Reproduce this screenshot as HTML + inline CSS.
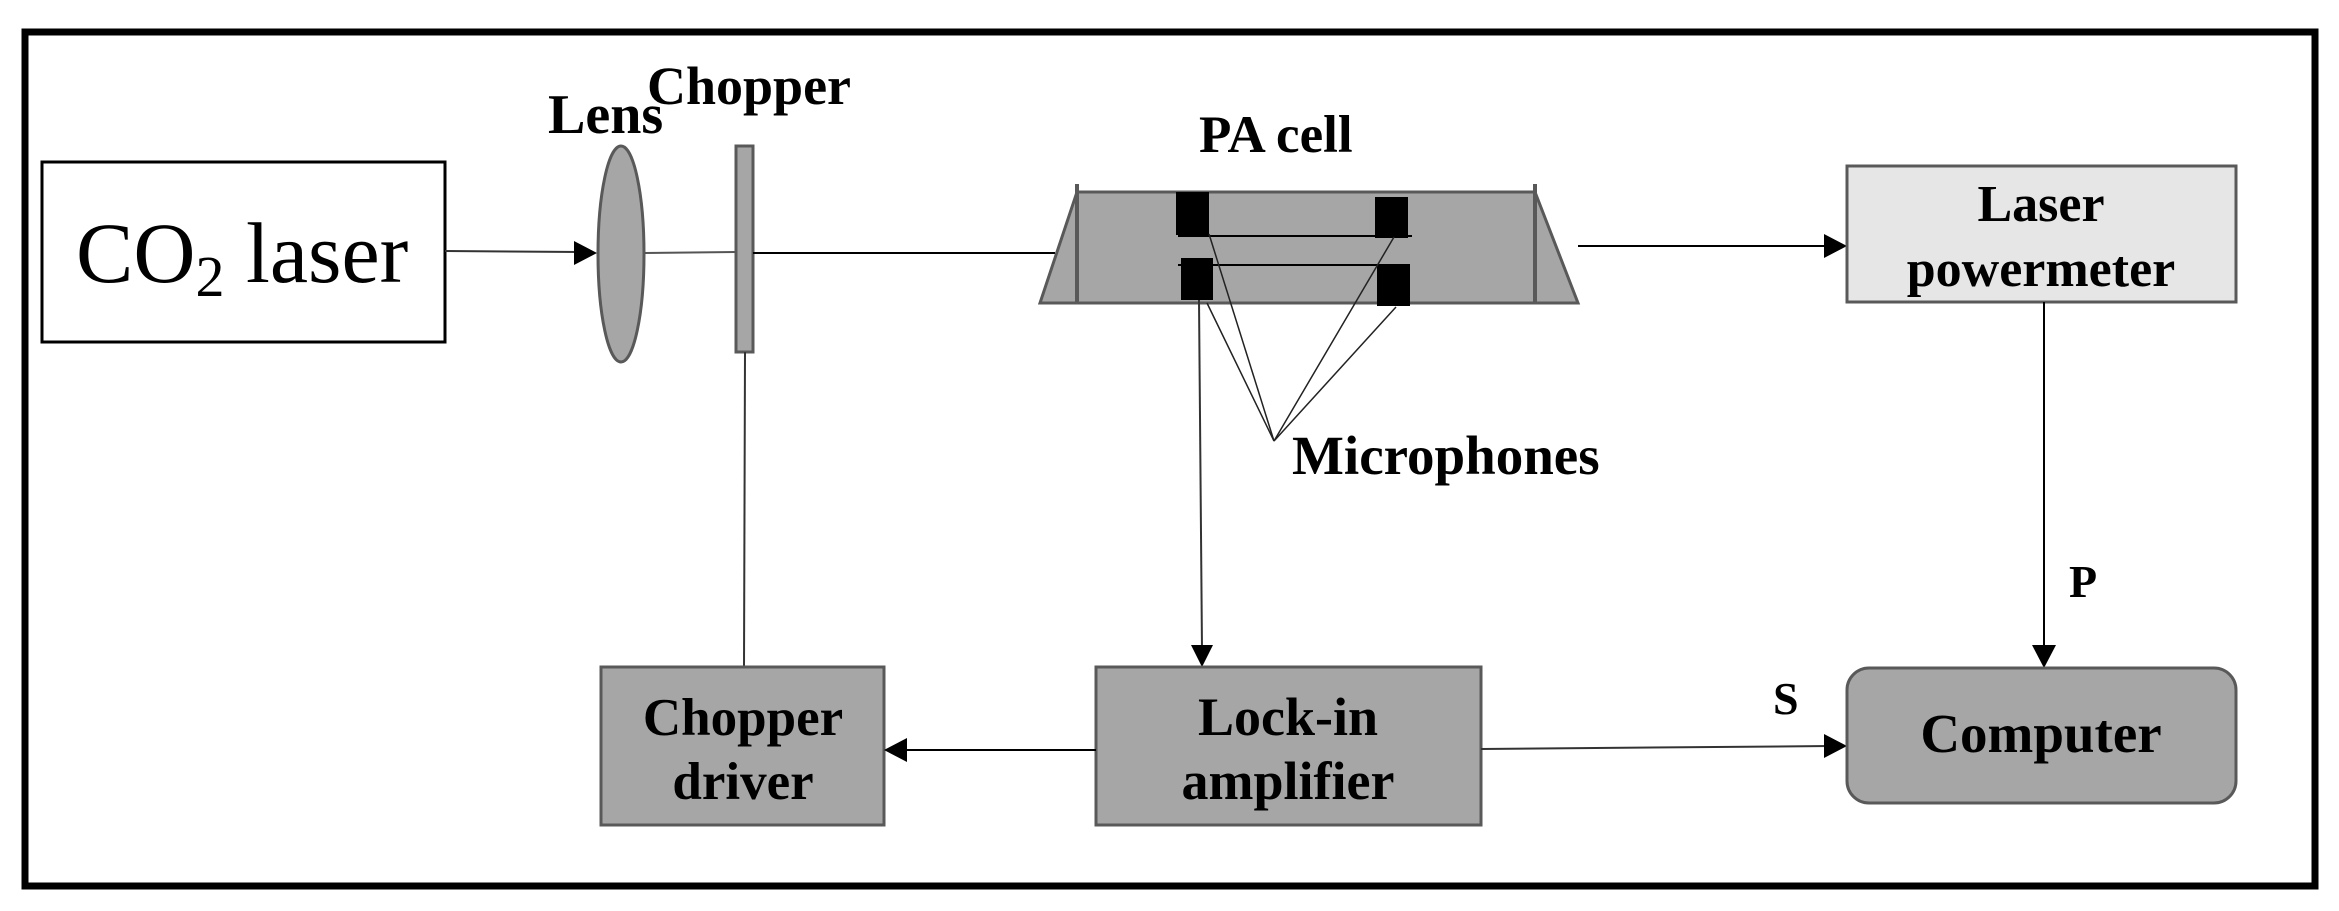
<!DOCTYPE html>
<html><head><meta charset="utf-8"><style>
html,body{margin:0;padding:0;background:#fff;}
svg{display:block;}
text{font-family:"Liberation Serif",serif;font-weight:bold;fill:#000;}
</style></head><body>
<svg width="2339" height="911" viewBox="0 0 2339 911" xmlns="http://www.w3.org/2000/svg">
<rect x="25" y="32" width="2290" height="854" fill="#fff" stroke="#000" stroke-width="7"/>
<!-- CO2 laser -->
<rect x="42" y="162" width="403" height="180" fill="#fff" stroke="#000" stroke-width="3"/>
<text x="76" y="282" font-size="86" style="font-weight:normal">CO<tspan font-size="58" dy="14">2</tspan><tspan dy="-14"> laser</tspan></text>
<!-- beam -->
<line x1="445" y1="251" x2="580" y2="252" stroke="#333" stroke-width="2"/>
<polygon points="597,253 574,241 574,265" fill="#000"/>
<ellipse cx="621" cy="254" rx="23" ry="108" fill="#a6a6a6" stroke="#595959" stroke-width="3"/>
<line x1="645" y1="253" x2="736" y2="252" stroke="#555" stroke-width="2"/>
<rect x="736" y="146" width="17" height="206" fill="#a6a6a6" stroke="#595959" stroke-width="3"/>
<line x1="753" y1="253" x2="1055" y2="253" stroke="#000" stroke-width="2"/>
<line x1="745" y1="352" x2="744" y2="667" stroke="#333" stroke-width="2"/>
<text x="548" y="133" font-size="56">Lens</text>
<text x="647" y="104" font-size="54">Chopper</text>
<!-- PA cell -->
<text x="1199" y="152" font-size="53">PA cell</text>
<polygon points="1077,192 1535,192 1578,303 1040,303" fill="#a6a6a6" stroke="#595959" stroke-width="3"/>
<line x1="1077" y1="184" x2="1077" y2="303" stroke="#595959" stroke-width="4"/>
<line x1="1535" y1="184" x2="1535" y2="303" stroke="#595959" stroke-width="4"/>
<line x1="1578" y1="246" x2="1830" y2="246" stroke="#000" stroke-width="2"/>
<polygon points="1847,246 1824,234 1824,258" fill="#000"/>
<rect x="1176" y="192" width="33" height="43" fill="#000"/>
<rect x="1375" y="197" width="33" height="41" fill="#000"/>
<rect x="1181" y="258" width="32" height="42" fill="#000"/>
<rect x="1377" y="264" width="33" height="42" fill="#000"/>
<line x1="1178" y1="236" x2="1412" y2="236" stroke="#000" stroke-width="2"/>
<line x1="1178" y1="265" x2="1410" y2="265" stroke="#000" stroke-width="2"/>
<g stroke="#222" stroke-width="1.5">
<line x1="1209" y1="234" x2="1274" y2="441"/>
<line x1="1207" y1="303" x2="1274" y2="441"/>
<line x1="1394" y1="237" x2="1274" y2="441"/>
<line x1="1396" y1="307" x2="1274" y2="441"/>
</g>
<text x="1292" y="474" font-size="55">Microphones</text>
<line x1="1199" y1="300" x2="1202" y2="650" stroke="#333" stroke-width="2"/>
<polygon points="1202,667 1191,645 1213,645" fill="#000"/>
<!-- bottom boxes -->
<rect x="601" y="667" width="283" height="158" fill="#a6a6a6" stroke="#595959" stroke-width="3"/>
<text x="743" y="735" font-size="53" text-anchor="middle">Chopper</text>
<text x="743" y="799" font-size="53" text-anchor="middle">driver</text>
<rect x="1096" y="667" width="385" height="158" fill="#a6a6a6" stroke="#595959" stroke-width="3"/>
<text x="1288" y="735" font-size="54" text-anchor="middle">Lock-in</text>
<text x="1288" y="799" font-size="54" text-anchor="middle">amplifier</text>
<line x1="1096" y1="750" x2="902" y2="750" stroke="#000" stroke-width="2"/>
<polygon points="884,750 907,738 907,762" fill="#000"/>
<line x1="1481" y1="749" x2="1830" y2="746" stroke="#333" stroke-width="2"/>
<polygon points="1847,746 1824,734 1824,758" fill="#000"/>
<text x="1773" y="714" font-size="46">S</text>
<rect x="1847" y="166" width="389" height="136" fill="#e6e6e6" stroke="#595959" stroke-width="3"/>
<text x="2041" y="221" font-size="52" text-anchor="middle">Laser</text>
<text x="2041" y="286" font-size="52" text-anchor="middle">powermeter</text>
<line x1="2044" y1="302" x2="2044" y2="650" stroke="#000" stroke-width="2"/>
<polygon points="2044,668 2032,645 2056,645" fill="#000"/>
<text x="2069" y="597" font-size="46">P</text>
<rect x="1847" y="668" width="389" height="135" rx="22" fill="#a6a6a6" stroke="#595959" stroke-width="3"/>
<text x="2041" y="752" font-size="55" text-anchor="middle">Computer</text>
</svg>
</body></html>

┄┄┄┄┄┄

• BRIEF:
Working from the material above, transcribe it exactly while omitting pictures.

• ANSWER TO THE PROBLEM:
Reproduce this screenshot as HTML + inline CSS.
<!DOCTYPE html>
<html><head><meta charset="utf-8"><style>
html,body{margin:0;padding:0;background:#fff;}
svg{display:block;}
text{font-family:"Liberation Serif",serif;font-weight:bold;fill:#000;}
</style></head><body>
<svg width="2339" height="911" viewBox="0 0 2339 911" xmlns="http://www.w3.org/2000/svg">
<rect x="25" y="32" width="2290" height="854" fill="#fff" stroke="#000" stroke-width="7"/>
<!-- CO2 laser -->
<rect x="42" y="162" width="403" height="180" fill="#fff" stroke="#000" stroke-width="3"/>
<text x="76" y="282" font-size="86" style="font-weight:normal">CO<tspan font-size="58" dy="14">2</tspan><tspan dy="-14"> laser</tspan></text>
<!-- beam -->
<line x1="445" y1="251" x2="580" y2="252" stroke="#333" stroke-width="2"/>
<polygon points="597,253 574,241 574,265" fill="#000"/>
<ellipse cx="621" cy="254" rx="23" ry="108" fill="#a6a6a6" stroke="#595959" stroke-width="3"/>
<line x1="645" y1="253" x2="736" y2="252" stroke="#555" stroke-width="2"/>
<rect x="736" y="146" width="17" height="206" fill="#a6a6a6" stroke="#595959" stroke-width="3"/>
<line x1="753" y1="253" x2="1055" y2="253" stroke="#000" stroke-width="2"/>
<line x1="745" y1="352" x2="744" y2="667" stroke="#333" stroke-width="2"/>
<text x="548" y="133" font-size="56">Lens</text>
<text x="647" y="104" font-size="54">Chopper</text>
<!-- PA cell -->
<text x="1199" y="152" font-size="53">PA cell</text>
<polygon points="1077,192 1535,192 1578,303 1040,303" fill="#a6a6a6" stroke="#595959" stroke-width="3"/>
<line x1="1077" y1="184" x2="1077" y2="303" stroke="#595959" stroke-width="4"/>
<line x1="1535" y1="184" x2="1535" y2="303" stroke="#595959" stroke-width="4"/>
<line x1="1578" y1="246" x2="1830" y2="246" stroke="#000" stroke-width="2"/>
<polygon points="1847,246 1824,234 1824,258" fill="#000"/>
<rect x="1176" y="192" width="33" height="43" fill="#000"/>
<rect x="1375" y="197" width="33" height="41" fill="#000"/>
<rect x="1181" y="258" width="32" height="42" fill="#000"/>
<rect x="1377" y="264" width="33" height="42" fill="#000"/>
<line x1="1178" y1="236" x2="1412" y2="236" stroke="#000" stroke-width="2"/>
<line x1="1178" y1="265" x2="1410" y2="265" stroke="#000" stroke-width="2"/>
<g stroke="#222" stroke-width="1.5">
<line x1="1209" y1="234" x2="1274" y2="441"/>
<line x1="1207" y1="303" x2="1274" y2="441"/>
<line x1="1394" y1="237" x2="1274" y2="441"/>
<line x1="1396" y1="307" x2="1274" y2="441"/>
</g>
<text x="1292" y="474" font-size="55">Microphones</text>
<line x1="1199" y1="300" x2="1202" y2="650" stroke="#333" stroke-width="2"/>
<polygon points="1202,667 1191,645 1213,645" fill="#000"/>
<!-- bottom boxes -->
<rect x="601" y="667" width="283" height="158" fill="#a6a6a6" stroke="#595959" stroke-width="3"/>
<text x="743" y="735" font-size="53" text-anchor="middle">Chopper</text>
<text x="743" y="799" font-size="53" text-anchor="middle">driver</text>
<rect x="1096" y="667" width="385" height="158" fill="#a6a6a6" stroke="#595959" stroke-width="3"/>
<text x="1288" y="735" font-size="54" text-anchor="middle">Lock-in</text>
<text x="1288" y="799" font-size="54" text-anchor="middle">amplifier</text>
<line x1="1096" y1="750" x2="902" y2="750" stroke="#000" stroke-width="2"/>
<polygon points="884,750 907,738 907,762" fill="#000"/>
<line x1="1481" y1="749" x2="1830" y2="746" stroke="#333" stroke-width="2"/>
<polygon points="1847,746 1824,734 1824,758" fill="#000"/>
<text x="1773" y="714" font-size="46">S</text>
<rect x="1847" y="166" width="389" height="136" fill="#e6e6e6" stroke="#595959" stroke-width="3"/>
<text x="2041" y="221" font-size="52" text-anchor="middle">Laser</text>
<text x="2041" y="286" font-size="52" text-anchor="middle">powermeter</text>
<line x1="2044" y1="302" x2="2044" y2="650" stroke="#000" stroke-width="2"/>
<polygon points="2044,668 2032,645 2056,645" fill="#000"/>
<text x="2069" y="597" font-size="46">P</text>
<rect x="1847" y="668" width="389" height="135" rx="22" fill="#a6a6a6" stroke="#595959" stroke-width="3"/>
<text x="2041" y="752" font-size="55" text-anchor="middle">Computer</text>
</svg>
</body></html>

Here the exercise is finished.